Camp Lejeune veterans to get 2 billion dollars in disability benefits for tainted water

Veterans affected by contaminated drinking water at North Carolina’s Camp Lejeune could soon get some relief after decades of fighting for their right to compensation. An official document published via the Federal Register on January 12 announced the Obama administration will provide disability benefits to exposed veterans who served at the Marine Corps base.

Around $2.2 billion will be paid to former service members who have developed one of eight medical conditions. Eligible diseases include liver cancer, kidney cancer, bladder cancer, multiple myeloma, adult leukemia, Parkinson’s disease, aplastic lymphoma and non-Hodgkin’s lymphoma.

Veterans who spent at least 30 days at Camp Lejeune between August 1953 and December 1987 are eligible for the benefits. The Department of Veterans Affairs (VA) estimated that nearly 900,000 veterans may have been exposed to the contaminated water. Payments will begin in March and be made over five years.

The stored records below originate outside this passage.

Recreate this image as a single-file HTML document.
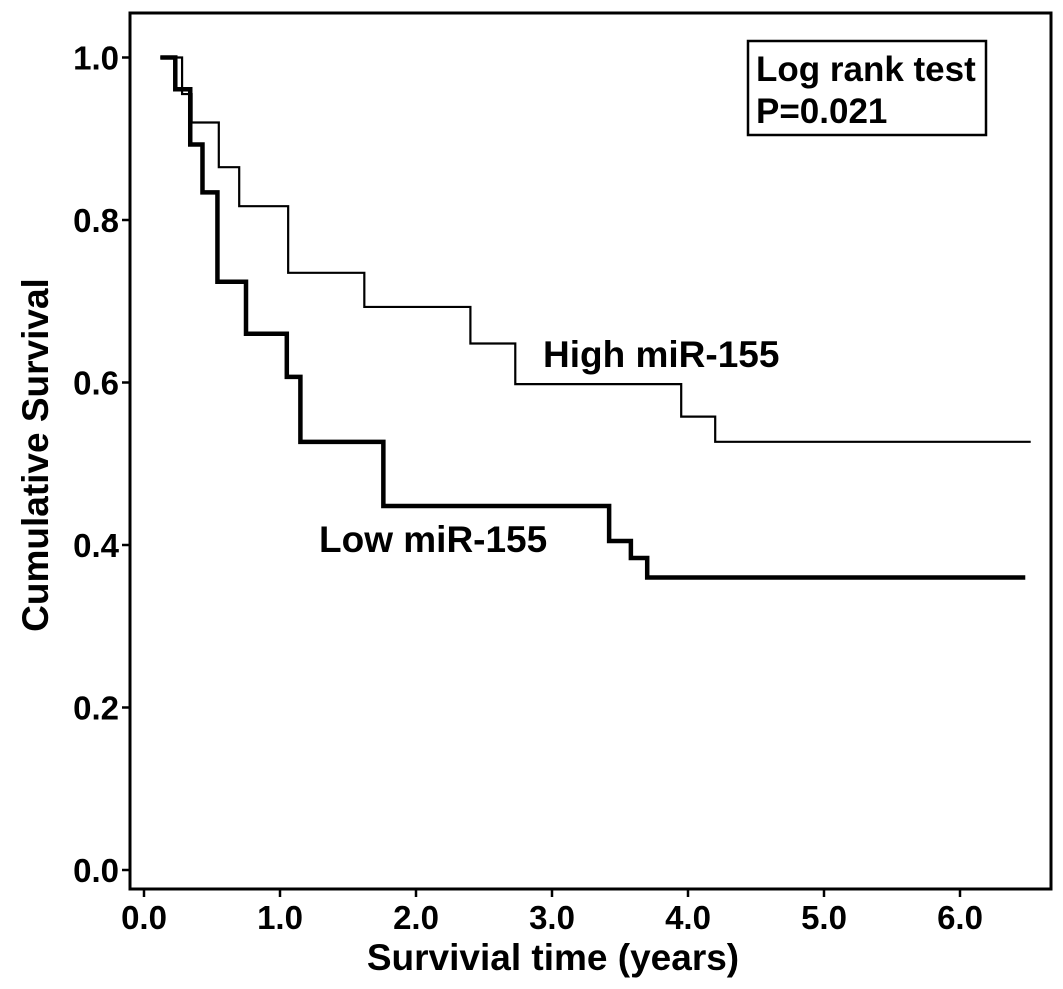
<!DOCTYPE html>
<html><head><meta charset="utf-8"><style>
body{margin:0;background:#fff}
svg text{font-family:"Liberation Sans",Arial,sans-serif;font-weight:bold;fill:#000}
</style></head><body>
<svg id="chart" width="1063" height="984" viewBox="0 0 1063 984" xmlns="http://www.w3.org/2000/svg">
<rect x="130" y="13" width="921" height="876" fill="none" stroke="#000" stroke-width="3"/>
<g id="axes"></g>
<g id="series"></g>
<g>
<rect x="748" y="41" width="238" height="94" fill="#fff" stroke="#000" stroke-width="2.5"/>
<text x="756" y="81" font-size="35">Log rank test</text>
<text x="756" y="123" font-size="35">P=0.021</text>
</g>
<text x="543" y="367" font-size="37">High miR-155</text>
<text x="319" y="552" font-size="37">Low miR-155</text>
<text x="553" y="970" font-size="37" text-anchor="middle">Survivial time (years)</text>
<text transform="translate(48,455) rotate(-90)" font-size="37" text-anchor="middle">Cumulative Survival</text>
</svg>
<script>
const xTicks=[0,1,2,3,4,5,6];
const xTickLabels=["0.0","1.0","2.0","3.0","4.0","5.0","6.0"];
const yTicks=[0,0.2,0.4,0.6,0.8,1.0];
const yTickLabels=["0.0","0.2","0.4","0.6","0.8","1.0"];
const highTimes=[0.12,0.28,0.35,0.55,0.70,1.06,1.62,2.40,2.73,3.95,4.20,6.52];
const highSurv=[1.0,0.955,0.92,0.865,0.817,0.735,0.693,0.648,0.598,0.558,0.527,0.527];
const lowTimes=[0.12,0.23,0.34,0.43,0.54,0.75,1.05,1.15,1.76,3.42,3.58,3.70,6.48];
const lowSurv=[1.0,0.961,0.893,0.834,0.724,0.660,0.607,0.527,0.448,0.405,0.384,0.360,0.360];
const NS="http://www.w3.org/2000/svg";
const sx=t=>144+136*t, sy=s=>870-812.5*s;
const axes=document.getElementById('axes');
xTicks.forEach((t,i)=>{
 const l=document.createElementNS(NS,'line');
 l.setAttribute('x1',sx(t));l.setAttribute('x2',sx(t));l.setAttribute('y1',889);l.setAttribute('y2',897);l.setAttribute('stroke','#000');l.setAttribute('stroke-width','2.5');
 
 
 axes.appendChild(l);
 const tx=document.createElementNS(NS,'text');
 tx.setAttribute('x',sx(t));tx.setAttribute('y',929);tx.setAttribute('font-size','33');tx.setAttribute('text-anchor','middle');
 tx.textContent=xTickLabels[i];
 
 
 axes.appendChild(tx);
});
yTicks.forEach((s,i)=>{
 const l=document.createElementNS(NS,'line');
 l.setAttribute('x1',122);l.setAttribute('x2',130);l.setAttribute('y1',sy(s));l.setAttribute('y2',sy(s));l.setAttribute('stroke','#000');l.setAttribute('stroke-width','2.5');
 
 
 axes.appendChild(l);
 const tx=document.createElementNS(NS,'text');
 tx.setAttribute('x',119);tx.setAttribute('y',sy(s)+12);tx.setAttribute('font-size','33');tx.setAttribute('text-anchor','end');
 tx.textContent=yTickLabels[i];
 
 
 axes.appendChild(tx);
});
function stepPath(ts,ss){
 let d='M'+sx(ts[0])+','+sy(ss[0]);
 for(let i=1;i<ts.length;i++){d+=' H'+sx(ts[i])+' V'+sy(ss[i]);}
 return d;
}
const g=document.getElementById('series');
const hp=document.createElementNS(NS,'path');
hp.setAttribute('d',stepPath(highTimes,highSurv));hp.setAttribute('fill','none');hp.setAttribute('stroke','#000');hp.setAttribute('stroke-width','2.2');


g.appendChild(hp);
const lp=document.createElementNS(NS,'path');
lp.setAttribute('d',stepPath(lowTimes,lowSurv));lp.setAttribute('fill','none');lp.setAttribute('stroke','#000');lp.setAttribute('stroke-width','4.5');


g.appendChild(lp);
</script>
</body></html>
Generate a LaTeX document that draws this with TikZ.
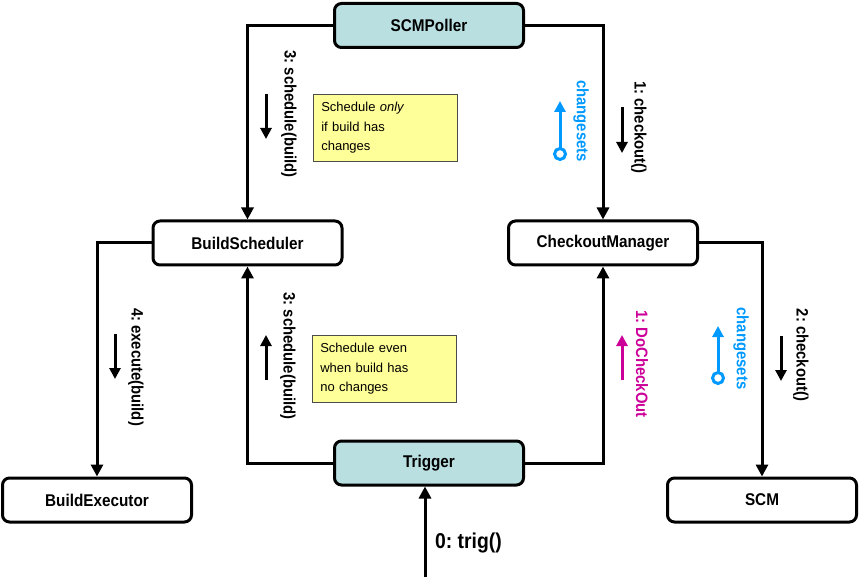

The government made the decision after VA Secretary Robert McDonald found that “sufficient scientific and medical evidence” points to an association between health problems and time spent on the base. Veterans advocacy groups discovered documents that confirmed the presence of tainted drinking water in the early 1980s. The water was contaminated with volatile organic compounds such as vinyl chloride and benzene.